Imagine you have it so good that you have to sit back and wonder what you can bitch about next.
Submission Statement: Mary Harrington, Julie Bindel, Hadley Freeman and Sally Chatterton discuss the future of feminism (at least this brand of women-centred feminism), surrogacy, trans issues, and more. Some interesting points for discussion if you can suffer past the "woe is me" undertow of the conversation. Food for thought.
I think men pretending to be women should be something that feminists take issue with, particularly in sports competition.
I wish I died as a happy old man in like 1998 before all of this.

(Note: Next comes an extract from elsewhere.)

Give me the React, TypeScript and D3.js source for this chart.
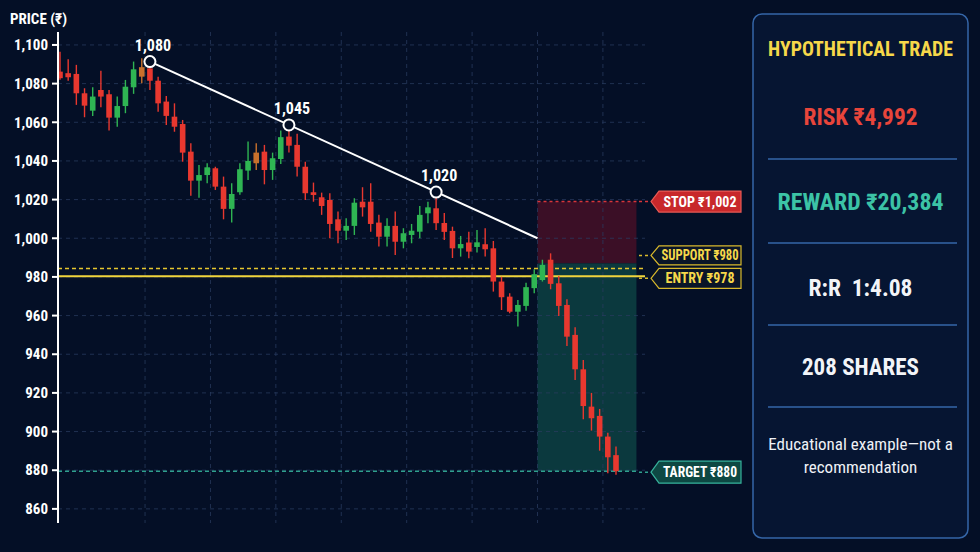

Didn't have time to watch it all, but right the way Julie defined feminism as a movement aimed at benefiting women. Long gone are the days when feminism meant fighting for equality.
Away.
The kitchen?
Feminism in the Western world went straight through equality to demanding and gaining extra-judicial rights and privileges, all the while systematically demonizing men and boys, incentivizing kicking them out of households and father-ship roles, and influencing multiple generations of impressionable young women into thinking being sexually promiscuous is empowering, and killing their baby is either a. society's fault if they're born; or b. healthcare if they're unborn.
Where does feminism go next? To the grave, never to darken our doorsteps again.